El viaje, para nosotros, terminó con una alegría inmensa, y una profunda reflexión. Alegría no solo por no haber perdido el avión, sino por haber conocido a dos personas enormemente generosas, desinteresadas, solidarias. Por haber recibido un gesto que quizás ninguno de los cuatro hubiera llevado a cabo de haber estado del otro lado. ¿Subiría a mi auto a cuatro desconocidos? ¿Dejaría lo que estoy haciendo para ayudar a cuatro desconocidos? Sí, no; no lo sé, pero debería. Deberíamos. ¿Ayudamos a un extraño a empujar el auto? ¿Y a un pibe que pide un mango en la calle para comer algo?

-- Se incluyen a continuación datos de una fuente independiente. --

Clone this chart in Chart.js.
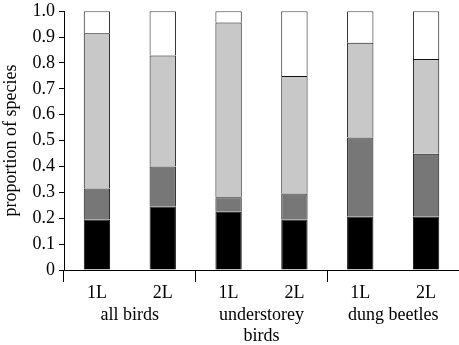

Después nos enteramos, por un mail que nos envió Benjamin, que más allá de los inconvenientes con el subte, el AirTrain tampoco funcionó debido a una protesta contra Trump en respuesta a su decreto anti-inmigrantes. ¡Qué ironía! mientras el presidente reniega de los extranjeros, los ciudadanos nos dieron una mano.